▸ THE PROBLEM
Extract only the first line of the listing and every line after it up to and including the one with "plt.rcParams['font.family'] = ['Lato', 'DejaVu". Omit the pictures.
++++ MATERIAL PROVIDED
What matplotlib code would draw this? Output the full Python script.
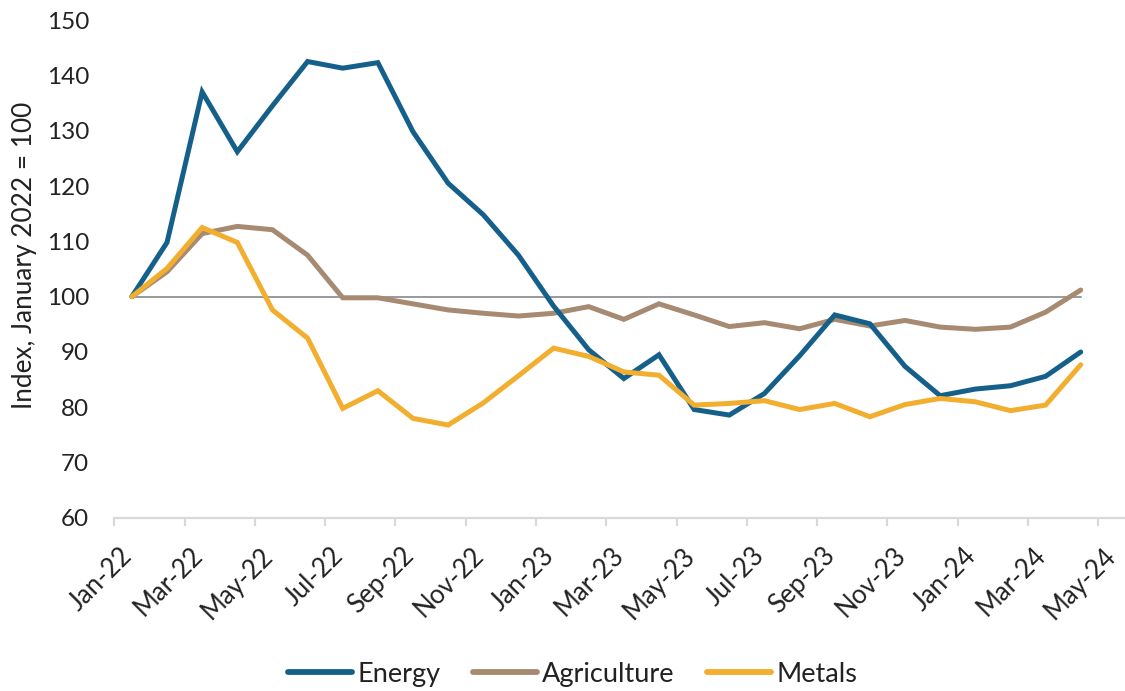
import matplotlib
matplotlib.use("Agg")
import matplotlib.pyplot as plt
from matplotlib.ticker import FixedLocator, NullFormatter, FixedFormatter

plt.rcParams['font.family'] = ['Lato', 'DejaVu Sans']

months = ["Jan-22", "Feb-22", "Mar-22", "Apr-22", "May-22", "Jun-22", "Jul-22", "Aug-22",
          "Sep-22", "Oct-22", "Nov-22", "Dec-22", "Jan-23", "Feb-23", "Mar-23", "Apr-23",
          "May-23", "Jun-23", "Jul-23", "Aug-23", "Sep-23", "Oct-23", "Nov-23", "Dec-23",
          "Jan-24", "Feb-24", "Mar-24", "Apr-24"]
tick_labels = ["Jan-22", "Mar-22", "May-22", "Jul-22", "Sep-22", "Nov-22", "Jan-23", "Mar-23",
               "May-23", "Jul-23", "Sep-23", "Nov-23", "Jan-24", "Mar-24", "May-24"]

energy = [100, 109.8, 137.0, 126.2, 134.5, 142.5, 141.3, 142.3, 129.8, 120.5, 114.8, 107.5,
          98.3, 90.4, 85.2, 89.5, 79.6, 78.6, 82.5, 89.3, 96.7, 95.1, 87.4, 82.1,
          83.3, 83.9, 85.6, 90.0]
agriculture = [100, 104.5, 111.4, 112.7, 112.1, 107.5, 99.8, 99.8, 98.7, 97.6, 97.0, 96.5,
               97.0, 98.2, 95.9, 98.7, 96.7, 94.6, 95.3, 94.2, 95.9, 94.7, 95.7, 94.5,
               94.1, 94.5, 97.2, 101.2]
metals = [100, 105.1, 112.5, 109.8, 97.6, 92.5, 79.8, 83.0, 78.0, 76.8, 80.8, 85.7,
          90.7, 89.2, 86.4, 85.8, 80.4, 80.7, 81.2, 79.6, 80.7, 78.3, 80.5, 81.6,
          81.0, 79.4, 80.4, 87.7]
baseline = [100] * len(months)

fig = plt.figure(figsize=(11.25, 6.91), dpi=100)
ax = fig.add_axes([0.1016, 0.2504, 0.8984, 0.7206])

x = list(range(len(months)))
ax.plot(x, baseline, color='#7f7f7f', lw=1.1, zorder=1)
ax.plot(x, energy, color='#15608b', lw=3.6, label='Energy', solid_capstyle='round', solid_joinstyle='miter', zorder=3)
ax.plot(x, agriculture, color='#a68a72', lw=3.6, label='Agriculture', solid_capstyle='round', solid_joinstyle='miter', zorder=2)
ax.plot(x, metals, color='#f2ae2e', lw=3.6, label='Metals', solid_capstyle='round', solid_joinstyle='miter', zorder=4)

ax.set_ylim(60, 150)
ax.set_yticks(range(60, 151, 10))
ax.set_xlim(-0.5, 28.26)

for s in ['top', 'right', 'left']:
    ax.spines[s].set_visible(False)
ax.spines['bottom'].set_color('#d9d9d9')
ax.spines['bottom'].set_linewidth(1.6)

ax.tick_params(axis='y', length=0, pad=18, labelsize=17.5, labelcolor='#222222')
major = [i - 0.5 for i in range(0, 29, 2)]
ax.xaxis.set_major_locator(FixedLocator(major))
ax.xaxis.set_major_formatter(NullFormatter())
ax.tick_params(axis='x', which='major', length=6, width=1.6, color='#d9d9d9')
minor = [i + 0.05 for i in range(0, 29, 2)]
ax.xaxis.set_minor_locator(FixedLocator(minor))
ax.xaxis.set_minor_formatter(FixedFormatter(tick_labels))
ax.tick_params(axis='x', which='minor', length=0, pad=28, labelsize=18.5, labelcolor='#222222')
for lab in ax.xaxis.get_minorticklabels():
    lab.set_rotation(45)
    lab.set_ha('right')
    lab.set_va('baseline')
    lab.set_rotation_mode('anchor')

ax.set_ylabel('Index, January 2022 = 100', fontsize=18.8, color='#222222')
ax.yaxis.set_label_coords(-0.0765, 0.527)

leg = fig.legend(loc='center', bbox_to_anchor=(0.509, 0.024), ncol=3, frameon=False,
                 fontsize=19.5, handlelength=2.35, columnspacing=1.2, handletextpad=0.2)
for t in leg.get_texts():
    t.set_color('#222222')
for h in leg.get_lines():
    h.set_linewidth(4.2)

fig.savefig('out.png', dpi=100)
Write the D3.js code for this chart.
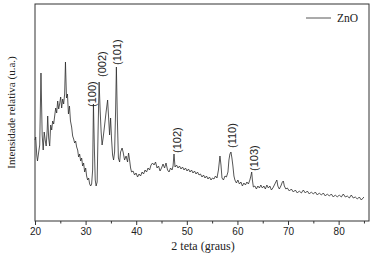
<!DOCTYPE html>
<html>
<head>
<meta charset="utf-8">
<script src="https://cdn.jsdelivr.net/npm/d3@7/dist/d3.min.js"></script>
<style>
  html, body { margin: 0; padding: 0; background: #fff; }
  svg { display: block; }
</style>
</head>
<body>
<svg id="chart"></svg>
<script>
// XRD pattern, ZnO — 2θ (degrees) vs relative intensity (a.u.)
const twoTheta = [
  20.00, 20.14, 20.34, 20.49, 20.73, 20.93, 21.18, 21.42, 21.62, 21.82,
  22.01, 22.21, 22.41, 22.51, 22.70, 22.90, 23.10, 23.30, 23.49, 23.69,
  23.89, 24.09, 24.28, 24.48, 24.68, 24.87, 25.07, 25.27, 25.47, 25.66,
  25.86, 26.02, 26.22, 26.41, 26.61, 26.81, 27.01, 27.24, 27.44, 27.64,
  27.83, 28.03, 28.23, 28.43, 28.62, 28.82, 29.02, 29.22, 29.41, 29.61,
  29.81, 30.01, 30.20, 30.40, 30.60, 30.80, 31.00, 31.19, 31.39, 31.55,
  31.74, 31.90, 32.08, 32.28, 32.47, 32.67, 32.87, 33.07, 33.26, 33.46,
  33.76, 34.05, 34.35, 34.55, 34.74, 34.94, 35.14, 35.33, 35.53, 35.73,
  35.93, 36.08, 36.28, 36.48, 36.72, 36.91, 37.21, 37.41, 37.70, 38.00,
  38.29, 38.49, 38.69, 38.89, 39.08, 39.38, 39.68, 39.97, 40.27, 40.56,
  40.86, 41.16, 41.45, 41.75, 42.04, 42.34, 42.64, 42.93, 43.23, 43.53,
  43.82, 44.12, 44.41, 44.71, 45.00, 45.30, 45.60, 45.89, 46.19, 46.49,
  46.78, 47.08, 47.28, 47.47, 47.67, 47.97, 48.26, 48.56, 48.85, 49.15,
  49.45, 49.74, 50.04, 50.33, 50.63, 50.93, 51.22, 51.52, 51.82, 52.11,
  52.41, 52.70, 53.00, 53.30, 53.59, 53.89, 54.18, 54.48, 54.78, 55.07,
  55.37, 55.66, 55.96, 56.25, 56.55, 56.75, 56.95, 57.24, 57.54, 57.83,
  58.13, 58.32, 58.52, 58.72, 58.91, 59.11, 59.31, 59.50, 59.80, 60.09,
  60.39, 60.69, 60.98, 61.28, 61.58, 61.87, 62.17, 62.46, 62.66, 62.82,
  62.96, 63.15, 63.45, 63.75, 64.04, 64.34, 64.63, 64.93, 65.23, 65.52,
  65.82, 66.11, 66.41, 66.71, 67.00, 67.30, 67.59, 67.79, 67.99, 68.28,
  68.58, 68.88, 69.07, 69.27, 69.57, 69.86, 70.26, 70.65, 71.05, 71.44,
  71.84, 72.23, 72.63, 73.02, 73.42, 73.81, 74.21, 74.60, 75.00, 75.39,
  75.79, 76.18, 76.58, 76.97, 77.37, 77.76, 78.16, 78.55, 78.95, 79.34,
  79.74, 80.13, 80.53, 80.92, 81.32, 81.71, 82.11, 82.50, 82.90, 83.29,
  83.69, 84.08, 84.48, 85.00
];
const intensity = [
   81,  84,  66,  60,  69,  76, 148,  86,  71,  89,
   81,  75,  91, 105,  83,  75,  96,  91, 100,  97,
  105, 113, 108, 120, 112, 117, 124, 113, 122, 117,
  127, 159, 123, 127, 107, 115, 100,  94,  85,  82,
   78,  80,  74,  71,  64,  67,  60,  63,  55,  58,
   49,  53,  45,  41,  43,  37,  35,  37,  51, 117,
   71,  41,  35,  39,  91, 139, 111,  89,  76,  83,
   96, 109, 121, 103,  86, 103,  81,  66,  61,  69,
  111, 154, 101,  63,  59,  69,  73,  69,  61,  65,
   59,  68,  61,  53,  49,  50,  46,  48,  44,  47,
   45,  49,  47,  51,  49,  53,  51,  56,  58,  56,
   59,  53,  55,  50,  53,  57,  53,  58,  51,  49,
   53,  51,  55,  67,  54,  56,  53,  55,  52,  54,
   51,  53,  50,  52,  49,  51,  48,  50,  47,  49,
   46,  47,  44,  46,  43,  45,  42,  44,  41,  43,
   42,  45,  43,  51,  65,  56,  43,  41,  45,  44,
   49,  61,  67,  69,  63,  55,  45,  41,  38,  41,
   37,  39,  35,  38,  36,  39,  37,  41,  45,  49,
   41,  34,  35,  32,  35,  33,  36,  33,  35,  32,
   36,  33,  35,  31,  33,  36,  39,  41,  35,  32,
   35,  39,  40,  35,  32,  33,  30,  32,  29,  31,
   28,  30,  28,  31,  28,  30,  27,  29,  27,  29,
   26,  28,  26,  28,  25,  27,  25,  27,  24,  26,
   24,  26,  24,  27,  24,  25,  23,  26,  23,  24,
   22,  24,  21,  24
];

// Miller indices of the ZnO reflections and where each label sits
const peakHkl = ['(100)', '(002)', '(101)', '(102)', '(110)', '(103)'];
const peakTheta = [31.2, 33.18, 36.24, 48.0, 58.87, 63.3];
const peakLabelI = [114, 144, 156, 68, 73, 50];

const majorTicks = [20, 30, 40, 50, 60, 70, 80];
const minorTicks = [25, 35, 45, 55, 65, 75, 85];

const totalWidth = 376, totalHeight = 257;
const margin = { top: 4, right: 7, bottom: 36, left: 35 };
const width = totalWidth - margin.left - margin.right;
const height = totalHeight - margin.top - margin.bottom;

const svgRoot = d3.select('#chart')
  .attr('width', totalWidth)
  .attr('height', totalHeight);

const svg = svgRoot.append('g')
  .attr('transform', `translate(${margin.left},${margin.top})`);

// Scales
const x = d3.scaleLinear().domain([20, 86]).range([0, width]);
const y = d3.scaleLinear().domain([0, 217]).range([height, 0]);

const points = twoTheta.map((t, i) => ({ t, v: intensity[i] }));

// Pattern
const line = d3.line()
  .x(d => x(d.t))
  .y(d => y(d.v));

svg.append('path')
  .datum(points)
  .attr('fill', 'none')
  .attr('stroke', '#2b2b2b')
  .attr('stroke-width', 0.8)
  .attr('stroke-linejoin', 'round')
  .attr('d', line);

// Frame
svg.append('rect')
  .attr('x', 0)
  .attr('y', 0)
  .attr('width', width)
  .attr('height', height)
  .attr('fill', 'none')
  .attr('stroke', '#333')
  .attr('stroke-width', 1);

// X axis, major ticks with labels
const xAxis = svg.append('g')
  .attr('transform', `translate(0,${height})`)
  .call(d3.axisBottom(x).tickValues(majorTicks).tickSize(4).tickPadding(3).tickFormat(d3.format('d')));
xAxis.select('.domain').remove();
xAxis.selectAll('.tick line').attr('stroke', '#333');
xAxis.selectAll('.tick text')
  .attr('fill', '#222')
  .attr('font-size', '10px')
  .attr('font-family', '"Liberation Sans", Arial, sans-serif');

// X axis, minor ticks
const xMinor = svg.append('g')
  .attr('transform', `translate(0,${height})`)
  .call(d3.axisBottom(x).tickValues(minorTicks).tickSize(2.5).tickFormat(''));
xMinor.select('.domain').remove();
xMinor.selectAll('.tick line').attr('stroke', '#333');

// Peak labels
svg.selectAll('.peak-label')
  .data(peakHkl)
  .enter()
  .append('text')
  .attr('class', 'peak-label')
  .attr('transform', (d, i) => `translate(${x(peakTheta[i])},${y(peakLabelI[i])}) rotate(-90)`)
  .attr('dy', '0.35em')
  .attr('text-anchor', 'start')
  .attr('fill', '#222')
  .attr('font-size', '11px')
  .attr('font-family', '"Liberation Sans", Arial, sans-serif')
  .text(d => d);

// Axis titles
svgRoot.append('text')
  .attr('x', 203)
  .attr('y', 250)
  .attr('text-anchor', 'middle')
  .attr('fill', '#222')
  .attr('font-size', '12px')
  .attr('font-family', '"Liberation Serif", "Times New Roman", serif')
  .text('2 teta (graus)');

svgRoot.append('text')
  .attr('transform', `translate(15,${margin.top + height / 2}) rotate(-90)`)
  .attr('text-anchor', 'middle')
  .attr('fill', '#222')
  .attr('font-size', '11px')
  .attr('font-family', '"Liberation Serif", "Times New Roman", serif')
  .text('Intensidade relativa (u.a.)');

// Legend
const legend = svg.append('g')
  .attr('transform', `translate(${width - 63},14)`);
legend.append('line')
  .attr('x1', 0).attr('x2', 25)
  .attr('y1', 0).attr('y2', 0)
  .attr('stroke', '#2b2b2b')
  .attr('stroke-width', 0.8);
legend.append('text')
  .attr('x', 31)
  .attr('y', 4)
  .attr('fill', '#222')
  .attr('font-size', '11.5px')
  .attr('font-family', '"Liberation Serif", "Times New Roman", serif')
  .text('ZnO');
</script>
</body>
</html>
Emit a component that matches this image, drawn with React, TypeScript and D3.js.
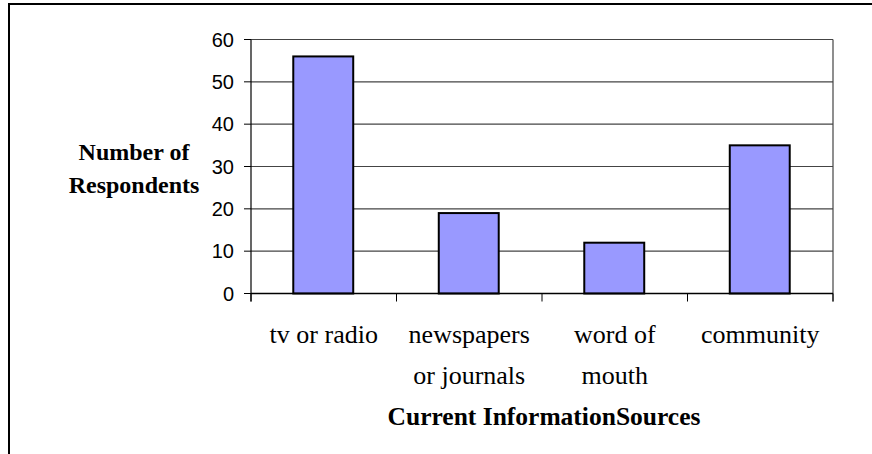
++++++++
▸ FULL SOLUTION
What matplotlib code would draw this? Output the full Python script.
import matplotlib
matplotlib.use("Agg")
import matplotlib.pyplot as plt
from matplotlib.ticker import FixedLocator, NullFormatter, FixedFormatter

plt.rcParams['font.family'] = ['Lato', 'DejaVu Sans']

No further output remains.